Suppose $f$ is continuous from $(0,\infty)\to\mathbb{R}$, and $f(x)=f(2x)$. Then, can we conclude that $f$ is differentiable and uniformly continuous?
I think yes, because, it is clear that $f(x)=f(2^kx)$ for any $x$ and $k\in\mathbb{N}$. Also, this implies that for any $\epsilon>0$, $f(x+\epsilon)=f(x)$, for $x=\frac{\epsilon}{2^k-1}$. This implies that $f$ is constant. Hence, the differentiability and uniform continuity is trivial. any counterexamples to this? Am I right here? Thanks beforehand.
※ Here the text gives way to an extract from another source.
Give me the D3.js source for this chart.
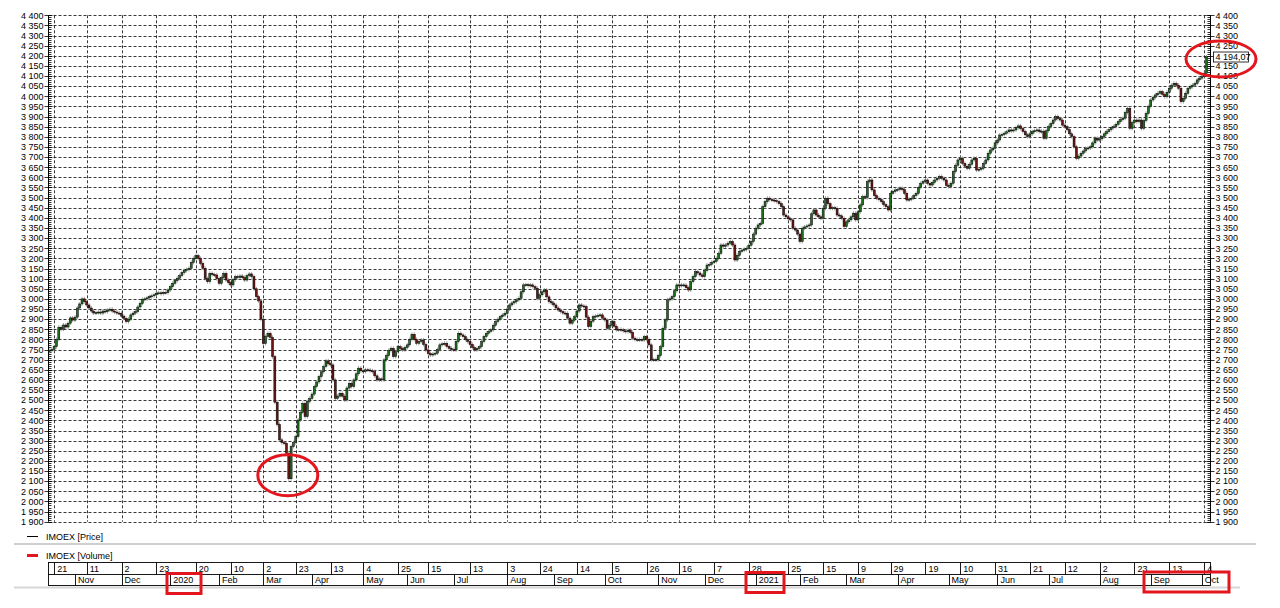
<!DOCTYPE html>
<html><head><meta charset="utf-8">
<script src="https://cdn.jsdelivr.net/npm/d3@7/dist/d3.min.js"></script>
<style>
html,body{margin:0;padding:0;background:#fff;}
svg text{font-family:"Liberation Sans",Arial,sans-serif;font-size:9px;fill:#000;}
</style></head>
<body>
<svg id="c" width="1280" height="608"></svg>
<script>
// ---- data ----
const closes = [
2745,2750,2764,2800,2860,2850,2871,2861,2880,2906,2895,2910,2955,2975,3000,2986,2970,2955,2940,2930,
2932,2935,2930,2940,2937,2945,2949,2940,2935,2930,2929,2915,2904,2888,2900,2921,2930,2937,2960,2978,
2998,3000,3005,3011,3015,3020,3028,3030,3026,3032,3031,3044,3060,3077,3090,3102,3115,3130,3140,3145,
3151,3180,3200,3213,3200,3175,3151,3100,3085,3126,3120,3118,3100,3077,3105,3126,3093,3080,3069,3095,
3110,3105,3113,3105,3093,3115,3123,3110,3050,3011,2990,2900,2780,2814,2830,2810,2715,2490,2380,2304,
2290,2287,2238,2112,2271,2290,2320,2402,2440,2484,2419,2493,2509,2530,2567,2590,2616,2640,2666,2694,
2680,2674,2600,2509,2520,2534,2520,2501,2560,2583,2567,2600,2630,2658,2645,2641,2650,2649,2645,2641,
2620,2600,2605,2600,2699,2720,2745,2756,2715,2740,2764,2755,2748,2760,2773,2800,2825,2800,2781,2790,
2797,2775,2748,2730,2723,2728,2732,2750,2773,2778,2781,2765,2756,2750,2748,2790,2830,2822,2814,2800,
2789,2775,2760,2748,2755,2764,2790,2814,2830,2840,2847,2870,2888,2900,2912,2920,2929,2950,2970,2980,
2986,2995,3003,3035,3069,3070,3065,3069,3060,3052,3003,3020,3035,3044,3010,2986,2980,2970,2955,2945,
2937,2930,2929,2905,2880,2895,2912,2940,2970,2965,2962,2910,2863,2890,2912,2915,2918,2921,2905,2896,
2855,2870,2888,2865,2847,2850,2847,2842,2838,2845,2835,2806,2800,2797,2800,2797,2814,2800,2773,2699,
2700,2699,2720,2764,2855,2896,2995,3000,3011,3040,3069,3065,3069,3068,3055,3044,3085,3110,3134,3128,
3118,3110,3140,3167,3170,3180,3185,3200,3225,3266,3260,3266,3275,3283,3266,3192,3215,3235,3241,3245,
3250,3265,3283,3320,3349,3365,3373,3455,3480,3497,3490,3488,3485,3480,3470,3455,3414,3405,3395,3390,
3349,3340,3320,3283,3349,3355,3360,3365,3420,3439,3414,3405,3398,3447,3497,3470,3447,3450,3447,3414,
3410,3398,3357,3380,3390,3405,3423,3390,3430,3464,3505,3500,3579,3587,3538,3510,3497,3490,3480,3465,
3455,3439,3521,3530,3538,3540,3546,3540,3521,3488,3492,3497,3510,3521,3550,3571,3580,3587,3570,3562,
3575,3587,3595,3604,3595,3587,3560,3554,3571,3628,3660,3686,3694,3669,3655,3645,3665,3686,3694,3636,
3640,3645,3669,3686,3719,3735,3743,3770,3784,3809,3812,3818,3825,3834,3830,3834,3845,3854,3840,3826,
3810,3801,3815,3826,3830,3834,3826,3828,3793,3830,3850,3865,3883,3900,3890,3883,3858,3850,3835,3815,
3801,3751,3694,3705,3719,3730,3743,3745,3751,3770,3793,3784,3790,3801,3815,3826,3835,3845,3850,3862,
3875,3885,3892,3920,3941,3842,3870,3883,3875,3883,3842,3880,3916,3950,3982,3995,4007,4015,4023,4010,
3998,4020,4040,4055,4064,4055,4040,3974,3990,4015,4040,4048,4055,4064,4081,4090,4097,4114,4194
];
const firstOpen = 2740;
const lastPrice = 4194.07;
const lastPriceLabel = "4 194,07";
const yTicks = d3.range(1900, 4401, 50);
const dayTickIdx = [2,16,31,46,63,78,92,106,121,135,150,163,181,197,211,227,242,257,271,286,301,318,333,348,362,377,392,407,422,437,452,467,482,497];
const dayTickLbl = ["21","11","2","23","20","10","2","23","13","4","25","15","13","3","24","14","5","26","16","7","28","25","15","9","29","19","10","31","21","12","2","23","13","4"];
const monthIdx = [11,31,52,73,92,113,135,154,174,197,217,239,262,282,304,323,343,365,387,408,430,452,474,496];
const monthLbl = ["Nov","Dec","2020","Feb","Mar","Apr","May","Jun","Jul","Aug","Sep","Oct","Nov","Dec","2021","Feb","Mar","Apr","May","Jun","Jul","Aug","Sep","Oct"];
const legendItems = ["IMOEX [Price]","IMOEX [Volume]"];

// ---- layout ----
const svg = d3.select("#c");
const L = 48.5, R = 1210.5, T = 15.3, B = 521.7;
const N = closes.length;
const x = d3.scaleLinear().domain([0, N-1]).range([49.5, 1206.5]);
const y = d3.scaleLinear().domain([1900, 4400]).range([B, T]);
const fmt = v => Math.floor(v/1000) + " " + String(v%1000).padStart(3,"0");
const red = "#e3161e";
const py = v => Math.round(y(v)) + 0.5;

// grid
const g = svg.append("g");
g.selectAll("line.h").data(yTicks).join("line")
  .attr("x1", L).attr("x2", R).attr("y1", py).attr("y2", py)
  .attr("stroke", "#222").attr("stroke-width", 0.9).attr("stroke-dasharray", "3,2");
g.selectAll("line.v").data(dayTickIdx).join("line")
  .attr("x1", d => Math.round(x(d))+0.5).attr("x2", d => Math.round(x(d))+0.5)
  .attr("y1", T).attr("y2", B)
  .attr("stroke", "#222").attr("stroke-width", 0.9).attr("stroke-dasharray", "3,2");

// axes: inward = direction into the plot, labels on the outside
const minor = d3.range(1900, 4401, 10);
function sideAxis(ax, inward, hide) {
  const a = svg.append("g");
  a.append("line").attr("x1", ax).attr("x2", ax).attr("y1", T).attr("y2", B).attr("stroke", "#000");
  a.selectAll("line.mi").data(minor).join("line")
    .attr("x1", ax).attr("x2", ax + inward*3).attr("y1", py).attr("y2", py)
    .attr("stroke", "#000").attr("stroke-width", 0.8);
  a.selectAll("line.ma").data(yTicks).join("line")
    .attr("x1", ax - inward*4).attr("x2", ax + inward*4).attr("y1", py).attr("y2", py)
    .attr("stroke", "#000").attr("stroke-width", 0.8);
  a.selectAll("text").data(yTicks.filter(d => !hide(d))).join("text")
    .attr("x", ax - inward*5)
    .attr("y", d => y(d) + 3.3)
    .attr("text-anchor", inward > 0 ? "end" : "start")
    .text(fmt);
}
sideAxis(L, 1, () => false);
// on the right, the last-price box hides the tick label beneath it
sideAxis(R, -1, d => Math.abs(y(d) - y(lastPrice)) < 7);

// candles
const cg = svg.append("g");
const cd = closes.map((c, i) => ({i, o: i ? closes[i-1] : firstOpen, c}));
cg.selectAll("line.w").data(cd).join("line")
  .attr("x1", d => x(d.i)).attr("x2", d => x(d.i))
  .attr("y1", d => y(Math.max(d.o, d.c)) - 2).attr("y2", d => y(Math.min(d.o, d.c)) + 2)
  .attr("stroke", "#8a8a8a").attr("stroke-width", 0.8);
cg.selectAll("rect").data(cd).join("rect")
  .attr("x", d => x(d.i) - 1).attr("width", 2)
  .attr("y", d => y(Math.max(d.o, d.c)))
  .attr("height", d => Math.max(1, y(Math.min(d.o, d.c)) - y(Math.max(d.o, d.c))))
  .attr("fill", d => d.c >= d.o ? "#1f6e1f" : "#6a1414")
  .attr("stroke", "#000").attr("stroke-width", 0.5);

// last price label
svg.append("rect").attr("x", 1213.5).attr("y", y(lastPrice) - 5).attr("width", 35).attr("height", 10)
  .attr("fill", "#fff").attr("stroke", "#000").attr("stroke-width", 0.8);
svg.append("text").attr("x", 1215.5).attr("y", y(lastPrice) + 3.3).text(lastPriceLabel);

// legend
const lg = svg.append("g");
lg.append("line").attr("x1", 27).attr("x2", 38).attr("y1", 536.5).attr("y2", 536.5).attr("stroke", "#000").attr("stroke-width", 1);
lg.append("text").attr("x", 46).attr("y", 539.5).text(legendItems[0]);
lg.append("line").attr("x1", 14).attr("x2", 1256).attr("y1", 544).attr("y2", 544).attr("stroke", "#cfcfcf").attr("stroke-width", 2);
lg.append("line").attr("x1", 27).attr("x2", 38).attr("y1", 555.5).attr("y2", 555.5).attr("stroke", red).attr("stroke-width", 3);
lg.append("text").attr("x", 46).attr("y", 558.5).text(legendItems[1]);

// date band
const db = svg.append("g");
const bT = 562.5, bM = 574.5, bB = 585.5;
db.append("rect").attr("x", L).attr("y", bT).attr("width", R - L).attr("height", bB - bT)
  .attr("fill", "none").attr("stroke", "#000").attr("stroke-width", 0.9);
db.append("line").attr("x1", L).attr("x2", R).attr("y1", bM).attr("y2", bM).attr("stroke", "#000").attr("stroke-width", 0.9);
db.selectAll("line.d").data(dayTickIdx).join("line")
  .attr("x1", d => Math.round(x(d))+0.5).attr("x2", d => Math.round(x(d))+0.5)
  .attr("y1", bT).attr("y2", bM).attr("stroke", "#000").attr("stroke-width", 0.9);
db.selectAll("text.d").data(dayTickIdx).join("text")
  .attr("x", d => x(d) + 3).attr("y", bM - 2.5).text((d, i) => dayTickLbl[i]);
db.selectAll("line.m").data(monthIdx).join("line")
  .attr("x1", d => Math.round(x(d))+0.5).attr("x2", d => Math.round(x(d))+0.5)
  .attr("y1", bM).attr("y2", bB).attr("stroke", "#000").attr("stroke-width", 0.9);
db.selectAll("text.m").data(monthIdx).join("text")
  .attr("x", d => x(d) + 3).attr("y", bB - 2.5).text((d, i) => monthLbl[i]);
svg.append("line").attr("x1", 14).attr("x2", 1240).attr("y1", 587.5).attr("y2", 587.5).attr("stroke", "#d6d6d6").attr("stroke-width", 2);

// annotations
const an = svg.append("g").attr("fill", "none").attr("stroke", red).attr("stroke-width", 3);
an.append("ellipse").attr("cx", x(103) - 1).attr("cy", y(2120) - 2).attr("rx", 30).attr("ry", 20.5);
an.append("ellipse").attr("cx", 1221).attr("cy", 59).attr("rx", 35).attr("ry", 18);
an.append("rect").attr("x", 167).attr("y", 573.5).attr("width", 34).attr("height", 20);
an.append("rect").attr("x", 746).attr("y", 572.5).attr("width", 38).attr("height", 20);
an.append("rect").attr("x", 1144).attr("y", 572).attr("width", 85).attr("height", 20);
</script>
</body></html>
An example of function satisfying the given properties is $f(x)=\sin (\frac {2 \pi} {\ln 2} \ln (|x|)$. So there are non-constant continuous functions with $f(x)=f(2x)$. The function in this example is not uniformly continuous because it does not extend to a continuous function on $[0,\infty)$. Hence uniform continuity need not be true. To show that $f$ need not be differentiable we can take a non-differentiable continuous function on $[1,2]$ with $f(1)=f(2)$ and the extend it to the intervals $[2^{n}, 2^{n+1}]$ and $[2^{-n-1}, 2^{-n}]$ using the condition $f(x)=f(2x)$. [ This last part is a repetition of the answer by Empy2 and I am just quoting it here for completeness.